(ou “Não, Você Não Pode Jogar Nem Com o Conan, Nem Com o Wolwerine, Muito Menos Com o Batman”)
Uma das coisas mais chatas que alguém pode fazer em uma mesa de RPG é uma personagem demasiado auto-suficiente. Sabe o cara que vem pra mesa com uma idéia de personagem que é bom em combate, furtivo, acrobático, manda bem socialmente, sabe se virar sozinho no meio do mato, e se tiver como manja de magia arcana (ou consegue viver sem a ajuda dela) e ainda consegue se curar sem ajuda externa?
A menos que seja um jogo solo, só jogador e mestre, um jogador que decide montar uma personagem assim é uma das coisas que mais me irrita como mestre. Primeiro porque ele dificulta o jogo para o mestre, já que praticamente não existem desafios para ele, ele faz de tudo e nada o surpreenderá, a menos que o mestre apele para o absurdo. Isso torna o jogo chato, e a pior coisa que alguém pode fazer em um jogo de RPG é torná-lo chato para o mestre. Um jogo chato para o mestre invariavelmente se tornará um jogo chato para todos.
Segundo, personagens assim tornam o jogo dos demais companheiros de mesa chato, porque eles deixam de ser necessários. Quando se joga em um grupo é esperado que cada membro do grupo tenha alguma função, que cada um seja importante a seu modo, em sua especialidade. Isso é ainda mais reforçado no D&D, pelo uso dos arquétipos (as classes). Se existe no grupo alguém que cobre todas as funções, que faz o papel de todos os arquétipos, rapidamente esse alguém tomará o controle da situação para si, ficando sob os holofotes e resolvendo tudo sozinho, enquanto os outros apenas assistem.
Se o cara é tão habilidoso assim e consegue fazer tudo sem a ajuda de ninguém, qual a razão que o leva a se afiliar a um grupo afinal? Ele quer platéia para ver como ele não precisa de mais ninguém para sobreviver?

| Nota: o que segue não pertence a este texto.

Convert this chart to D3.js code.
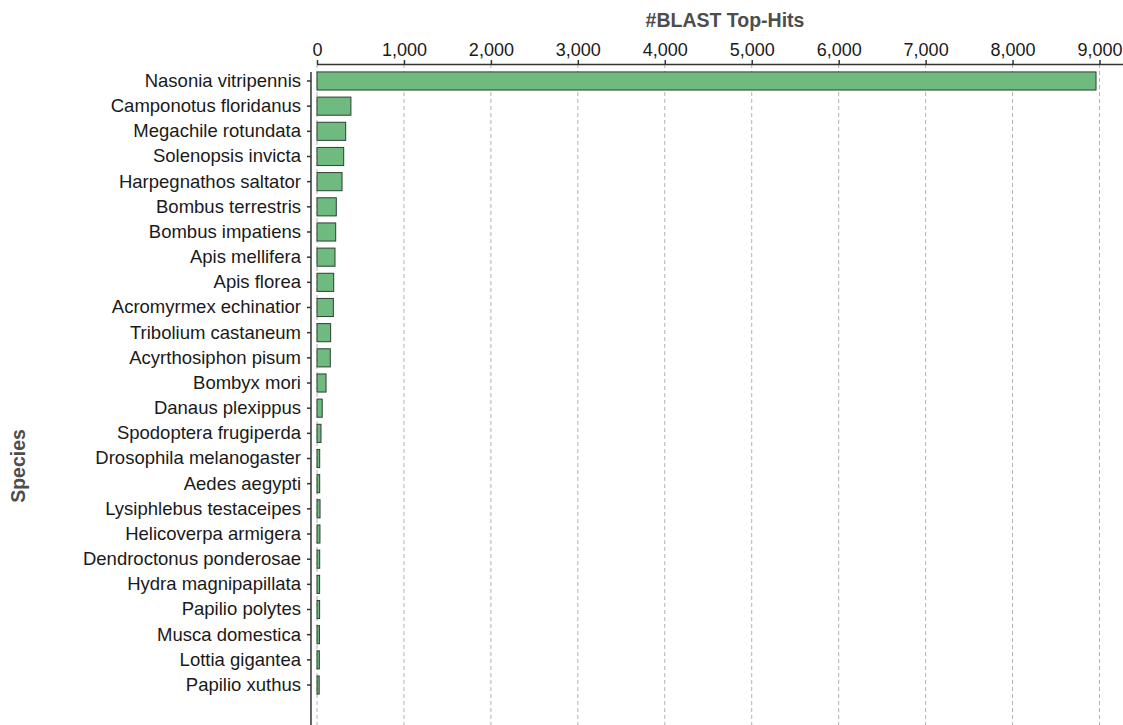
<!DOCTYPE html>
<html>
<head>
<meta charset="utf-8">
<script src="https://cdn.jsdelivr.net/npm/d3@7"></script>
<style>
  html, body { margin: 0; padding: 0; background: #fff; }
  svg { display: block; font-family: "Liberation Sans", Arial, sans-serif; }
</style>
</head>
<body>
<svg id="chart" width="1123" height="725"></svg>
<script>
// Species ordered by number of BLAST top hits
const species = [
  "Nasonia vitripennis", "Camponotus floridanus", "Megachile rotundata",
  "Solenopsis invicta", "Harpegnathos saltator", "Bombus terrestris",
  "Bombus impatiens", "Apis mellifera", "Apis florea", "Acromyrmex echinatior",
  "Tribolium castaneum", "Acyrthosiphon pisum", "Bombyx mori",
  "Danaus plexippus", "Spodoptera frugiperda", "Drosophila melanogaster",
  "Aedes aegypti", "Lysiphlebus testaceipes", "Helicoverpa armigera",
  "Dendroctonus ponderosae", "Hydra magnipapillata", "Papilio polytes",
  "Musca domestica", "Lottia gigantea", "Papilio xuthus"
];
const topHits = [
  8960, 390, 330, 307, 288, 222, 215, 207, 192, 188,
  157, 153, 104, 60, 46, 31, 31, 35, 34, 31,
  30, 30, 28, 27, 25
];
const xTicks = [0, 1000, 2000, 3000, 4000, 5000, 6000, 7000, 8000, 9000];

const svg = d3.select("#chart");
const W = 1123, H = 725;
const x0 = 317, x1 = 1099.5;
const axisY = 64, yAxisX = 311;

const x = d3.scaleLinear().domain([0, 9000]).range([x0, x1]);
const y = d3.scaleBand().domain(species).range([68.4, 697.6])
  .paddingInner(0.28).paddingOuter(0.14);

// dashed vertical grid
svg.append("g").selectAll("line").data(xTicks).join("line")
  .attr("x1", d => x(d)).attr("x2", d => x(d))
  .attr("y1", axisY).attr("y2", H)
  .attr("stroke", "#b3b3b3").attr("stroke-width", 1)
  .attr("stroke-dasharray", "4,3");

// bars
svg.append("g").selectAll("rect").data(species).join("rect")
  .attr("x", x(0))
  .attr("y", d => y(d))
  .attr("width", (d, i) => x(topHits[i]) - x(0))
  .attr("height", y.bandwidth())
  .attr("fill", "#6fba7e")
  .attr("stroke", "#2f3f33")
  .attr("stroke-width", 1);

// top axis
const gx = svg.append("g").attr("transform", `translate(0,${axisY})`)
  .call(d3.axisTop(x).tickValues(xTicks).tickFormat(d3.format(",")).tickSize(4).tickPadding(4).tickSizeOuter(0));
gx.select(".domain").remove();
gx.append("line").attr("x1", x0).attr("x2", W).attr("y1", 0.5).attr("y2", 0.5)
  .attr("stroke", "#333").attr("stroke-width", 1.5);
gx.selectAll(".tick line").attr("stroke", "#333").attr("stroke-width", 1.5);
gx.selectAll(".tick text").attr("font-size", 18).attr("fill", "#1a1a1a")
  .attr("font-family", "'Liberation Sans', Arial, sans-serif");

// left axis
const gy = svg.append("g").attr("transform", `translate(${yAxisX},0)`)
  .call(d3.axisLeft(y).tickSize(4).tickPadding(6).tickSizeOuter(0));
gy.select(".domain").remove();
gy.append("line").attr("x1", 0).attr("x2", 0).attr("y1", 72).attr("y2", H)
  .attr("stroke", "#333").attr("stroke-width", 1.5);
gy.selectAll(".tick line").attr("stroke", "#333").attr("stroke-width", 1.5);
gy.selectAll(".tick text").attr("font-size", 18.5).attr("fill", "#1a1a1a")
  .attr("font-family", "'Liberation Sans', Arial, sans-serif");

// axis titles
svg.append("text").attr("x", 725).attr("y", 27)
  .attr("text-anchor", "middle").attr("font-size", 19.5).attr("font-weight", "bold")
  .attr("fill", "#4d4d4d").text("#BLAST Top-Hits");
svg.append("text").attr("transform", "translate(25,466) rotate(-90)")
  .attr("text-anchor", "middle").attr("font-size", 19.5).attr("font-weight", "bold")
  .attr("fill", "#4d4d4d").text("Species");
</script>
</body>
</html>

Outra situação igualmente chata é quando, em um jogo em grupo, um jogador tendo ou não conseguido montar uma personagem totalmente auto-suficiente, decide ser o “lobo-solitário”. O cara encasqueta que quer ser independente dos companheiros, que quer resolver tudo sozinho, se afasta o tempo inteiro do grupo, e o mestre fica obrigado a perder horas rolando ações apenas para o personagem dele enquanto o restante das pessoas tem de ficar papeando e tomando Coca-Cola, só assistindo ao outro jogar.
Quando isso acontece uma vez ou outra, ótimo, é legal que toda personagem tenha seu momento solo, para mostrar todas as suas habilidades em separado. Se o jogador decide que vai passar a jogar sem o grupo, marcando sessões em separado só ele com o mestre, a exemplo de Robert Kuntz e seu famoso guerreiro Robilar, também está ok. O problema é querer agir sem o grupo sempre, e no meio da sessão com os demais jogadores presentes e querendo jogar!
O falso independente também é legal. O cara que posa de lobo-solitário, que diz que prefere agir sozinho, que não precisa do resto, mas na verdade está lá sempre com o grupo. Ele é uma opção de roleplay que não estraga a diversão dos demais. Eventualmente ele terá suas escapadelas solo, mas não vai transformar isso no padrão, mantendo o jogo divertido para todos.
Até é compreensível o porquê de alguém querer montar um personagem assim. Afinal, os filmes, livros e quadrinhos estão cheios de exemplos deles, e costumeiramente eles são personagens muito legais. No entanto, é bom entender que nem tudo o que funciona em outras mídias vai funcionar também numa campanha de RPG.
Então, da próxima vez que for criar um personagem para um jogo e bater aquela vontade de fazer o “Batman”, pense um pouco sobre isso tudo e em como seu personagem vai impactar a diversão de todos.